Social Graph foo camp was a blast
I spent last weekend at the Open Social Foo camp held on the O’Reilly campus in Sebastopol, CA. The camp was organized by David Recordon and Scott Kveton, with sponsorship from various companies, especially including O’Reilly. I was lucky enough to have my airfare paid for, so lots of thanks to all concerned for that.
The camp was great. Very few people actually camped, almost everyone just found somewhere to sleep in the O’Reilly offices. Many of us didn’t sleep that much anyway.
There’s something about the modern virtual lifestyle that so many of us lead that leaves a real social hole. It’s been about 20 years since I really hung out at all hours with other coders. It’s something I associate most strongly with being an undergrad, with working at Micro Forté, and then in doing a lot of hacking as a grad student at The University of Waterloo in Canada.
So even though it was just 48 hours at the foo camp, it was really great. It’s not often I have the pleasurable feeling of being surrounded by tons of people who know way way more than I do about almost everything under discussion. That’s not meant to sound arrogant – I mean that I don’t get out enough, and I don’t live in SF, etc. It’s nice to have spent many years hanging around universities studying all sorts of relatively obscure and academic topics, and sometimes you wonder what everyone else was doing. Some of those people spent the years hacking really deeply on systems, and their knowledge appears encyclopedic next to the smattering of stuff I picked up along the way. It’s nice to bump into a whole bunch of them at once. It was extremely hard to get a word in in many of the animated conversations, which reminded me at times of discussions at the Santa Fe Institute. That’s a bit of a pain, but it’s still far better than some alternatives – e.g., not having a room full of super confident deeply knowledgeable people who all want to have their say, even if that means trampling all over others, ignoring what the previous speaker said, not leaving even 1/10th of a second conversational gap, and just plain old bull-dozering on while others try to jump in and wrest away control of the conversation.
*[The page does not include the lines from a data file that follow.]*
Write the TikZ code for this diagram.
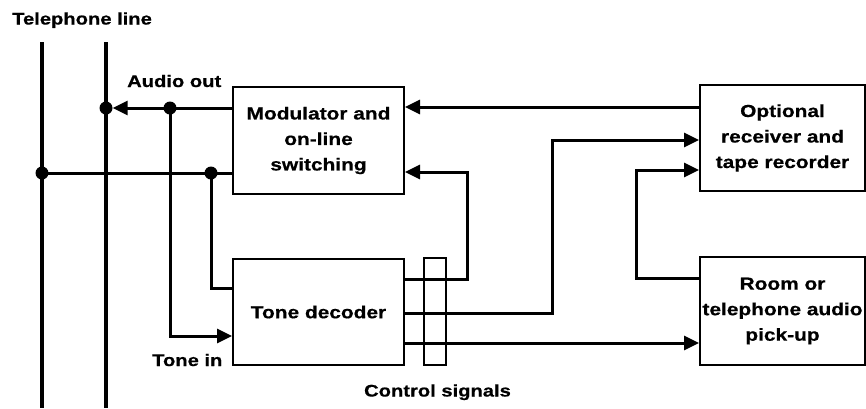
\documentclass[tikz,border=0pt]{standalone}
\usepackage{fontspec}
\setmainfont{Liberation Sans}[FakeStretch=1.2,BoldFeatures={FakeBold=0.6}]
\usetikzlibrary{arrows.meta}
\begin{document}
\begin{tikzpicture}[x=1pt,y=-1pt,
  box/.style={draw,line width=2pt,inner sep=0pt,align=center,
    font=\fontsize{17.4}{25.5}\selectfont\bfseries},
  lbl/.style={inner sep=0pt,font=\fontsize{16.8}{20}\selectfont\bfseries},
  conn/.style={line width=3pt,line join=miter},
  arr/.style={conn,-{Triangle[length=15pt,width=14pt]}},
  phone/.style={line width=4pt},
  dot/.style={circle,fill,inner sep=0pt,minimum size=13pt}]
\path[use as bounding box] (0,0) rectangle (866,408);

% boxes
\node[box,minimum width=171pt,minimum height=107pt] (mod) at (318.5,140.5) {Modulator and\\on-line\\switching};
\node[box,minimum width=171pt,minimum height=106pt] (dec) at (318.5,312) {Tone decoder};
\node[box,minimum width=165pt,minimum height=106pt] (opt) at (782.5,138) {Optional\\receiver and\\tape recorder};
\node[box,minimum width=165pt,minimum height=108pt] (room) at (782.5,311) {Room or\\telephone audio\\pick-up};
\node[draw,line width=1.5pt,inner sep=0pt,minimum width=22pt,minimum height=107pt] (col) at (435,311.5) {};

% telephone lines
\coordinate (t1a) at (42,42);
\coordinate (t1b) at (42,408);
\coordinate (t2a) at (106,42);
\coordinate (t2b) at (106,408);
\draw[phone] (t1a) -- (t1b);
\draw[phone] (t2a) -- (t2b);

% junction dots
\node[dot] (d1) at (106,108) {};
\node[dot] (d2) at (170,108) {};
\node[dot] (d3) at (42,173) {};
\node[dot] (d4) at (211,173) {};

% bend points
\coordinate (ti) at (170,336);
\coordinate (tc) at (211,288);
\coordinate (b1) at (467,279);
\coordinate (b1t) at (467,172);
\coordinate (b2) at (552,313);
\coordinate (b2t) at (552,140);
\coordinate (b3) at (560,343);
\coordinate (r1) at (636,278);
\coordinate (r1t) at (636,170);
\coordinate (top) at (560,107);

% connectors
\draw[arr] (mod.west |- d1) -- (d1);
\draw[conn] (d3.center) -- (mod.west |- d3);
\draw[arr] (d2.center) -- (ti) -- (dec.west |- ti);
\draw[conn] (d4.center) -- (tc) -- (dec.west |- tc);
\draw[arr] (opt.west |- top) -- (mod.east |- top);
\draw[arr] (dec.east |- b1) -- (b1) -- (b1t) -- (mod.east |- b1t);
\draw[arr] (dec.east |- b2) -- (b2) -- (b2t) -- (opt.west |- b2t);
\draw[arr] (dec.east |- b3) -- (room.west |- b3);
\draw[arr] (room.west |- r1) -- (r1) -- (r1t) -- (opt.west |- r1t);

% labels
\node[lbl,anchor=base west] (ltel) at (12,24.5) {Telephone line};
\node[lbl,anchor=base west] (laud) at (127,87) {Audio out};
\node[lbl,anchor=base west] (ltone) at (152,366) {Tone in};
\node[lbl,anchor=base] (lctl) at (437.5,396.5) {Control signals};
\end{tikzpicture}
\end{document}
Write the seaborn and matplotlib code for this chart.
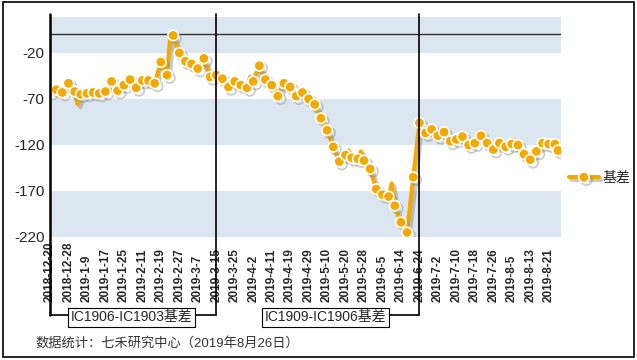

I could write much more about all this.
I also played werewolf with up to 20 others on the Saturday night. In some ways I don’t really like the game, but it’s fun to sit around with a bunch of smart people of all ages who are all trying to convince each other they’re telling the truth when you know for sure some are lying. I was up until 4:30am that night. I went to the office I slept in on the Friday night, but found it had about 10 people still up, all talking about code. When I got up at 8am the next morning, they were all still there, still talking about code. I felt a bit guilty, like a glutton, for allowing myself three and a half hours sleep. Nice.